**GIVEN EXERCISE**
Starting with the first line of the listing, quote each line exactly until and including the one with "peak_value = 12", leaving pictures out.

**MATERIAL**
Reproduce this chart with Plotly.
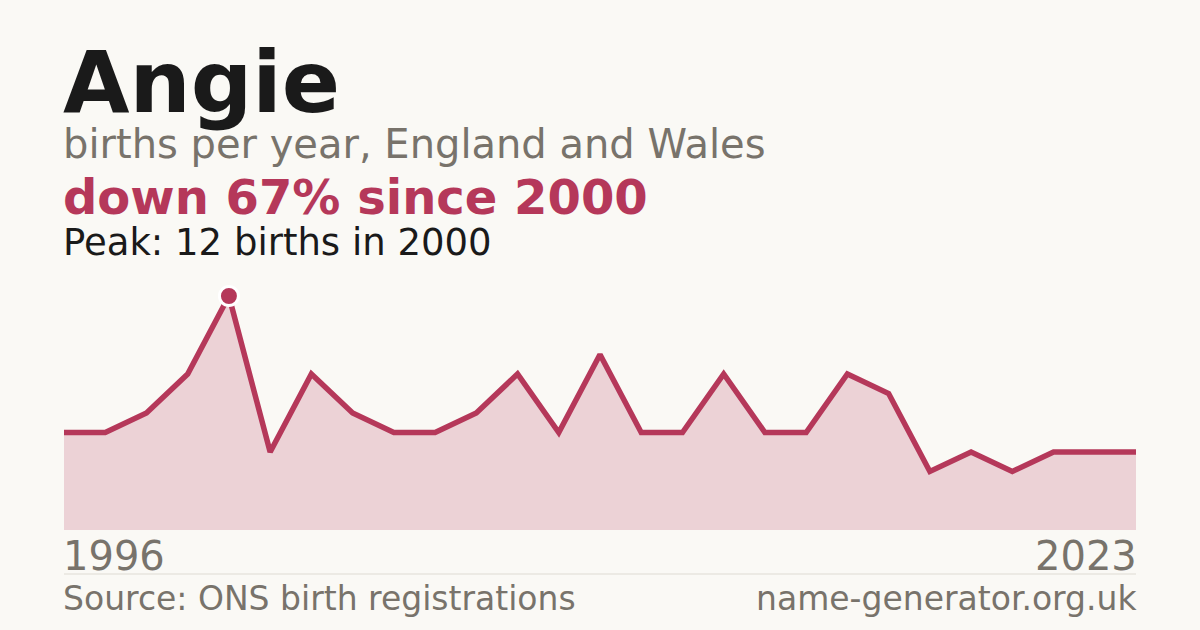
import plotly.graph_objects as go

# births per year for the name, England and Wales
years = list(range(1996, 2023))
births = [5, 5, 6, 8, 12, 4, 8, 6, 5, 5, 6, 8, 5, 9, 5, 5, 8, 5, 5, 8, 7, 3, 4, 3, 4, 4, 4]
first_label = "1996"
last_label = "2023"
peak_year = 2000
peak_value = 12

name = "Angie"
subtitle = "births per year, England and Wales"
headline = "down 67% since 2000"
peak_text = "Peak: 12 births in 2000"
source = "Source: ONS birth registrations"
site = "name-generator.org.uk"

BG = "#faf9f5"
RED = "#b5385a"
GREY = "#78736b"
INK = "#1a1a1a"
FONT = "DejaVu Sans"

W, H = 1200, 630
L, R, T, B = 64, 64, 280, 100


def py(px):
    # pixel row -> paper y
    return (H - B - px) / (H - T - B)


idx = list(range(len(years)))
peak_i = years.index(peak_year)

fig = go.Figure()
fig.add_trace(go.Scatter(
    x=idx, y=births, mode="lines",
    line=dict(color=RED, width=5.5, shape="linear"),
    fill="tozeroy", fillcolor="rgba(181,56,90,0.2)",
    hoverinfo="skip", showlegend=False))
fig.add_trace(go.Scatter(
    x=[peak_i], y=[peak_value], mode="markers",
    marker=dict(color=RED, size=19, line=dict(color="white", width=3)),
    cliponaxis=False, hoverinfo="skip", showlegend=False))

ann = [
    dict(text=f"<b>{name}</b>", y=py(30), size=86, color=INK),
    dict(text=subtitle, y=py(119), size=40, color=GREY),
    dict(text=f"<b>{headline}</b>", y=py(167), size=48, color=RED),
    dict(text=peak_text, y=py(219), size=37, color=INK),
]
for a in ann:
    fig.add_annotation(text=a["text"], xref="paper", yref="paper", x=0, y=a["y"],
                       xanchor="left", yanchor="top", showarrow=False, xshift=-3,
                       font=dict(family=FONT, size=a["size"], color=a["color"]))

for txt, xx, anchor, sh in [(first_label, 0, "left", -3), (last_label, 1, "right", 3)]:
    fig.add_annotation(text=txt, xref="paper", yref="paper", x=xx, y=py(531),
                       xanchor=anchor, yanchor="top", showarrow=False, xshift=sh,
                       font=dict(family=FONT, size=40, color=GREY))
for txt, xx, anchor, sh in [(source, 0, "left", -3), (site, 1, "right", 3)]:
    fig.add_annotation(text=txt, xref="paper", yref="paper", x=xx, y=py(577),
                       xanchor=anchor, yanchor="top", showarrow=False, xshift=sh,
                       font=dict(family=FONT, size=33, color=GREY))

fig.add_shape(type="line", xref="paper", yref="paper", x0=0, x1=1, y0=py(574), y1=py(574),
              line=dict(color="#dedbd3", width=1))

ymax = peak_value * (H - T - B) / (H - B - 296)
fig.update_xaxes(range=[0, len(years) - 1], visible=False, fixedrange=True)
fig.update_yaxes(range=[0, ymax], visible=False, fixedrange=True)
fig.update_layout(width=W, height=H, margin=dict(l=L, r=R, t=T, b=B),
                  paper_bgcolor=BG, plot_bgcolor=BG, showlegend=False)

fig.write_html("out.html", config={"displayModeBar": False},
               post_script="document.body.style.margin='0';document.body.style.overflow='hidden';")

**WRITTEN ANSWER**
Reproduce this chart with Plotly.
import plotly.graph_objects as go

# births per year for the name, England and Wales
years = list(range(1996, 2023))
births = [5, 5, 6, 8, 12, 4, 8, 6, 5, 5, 6, 8, 5, 9, 5, 5, 8, 5, 5, 8, 7, 3, 4, 3, 4, 4, 4]
first_label = "1996"
last_label = "2023"
peak_year = 2000
peak_value = 12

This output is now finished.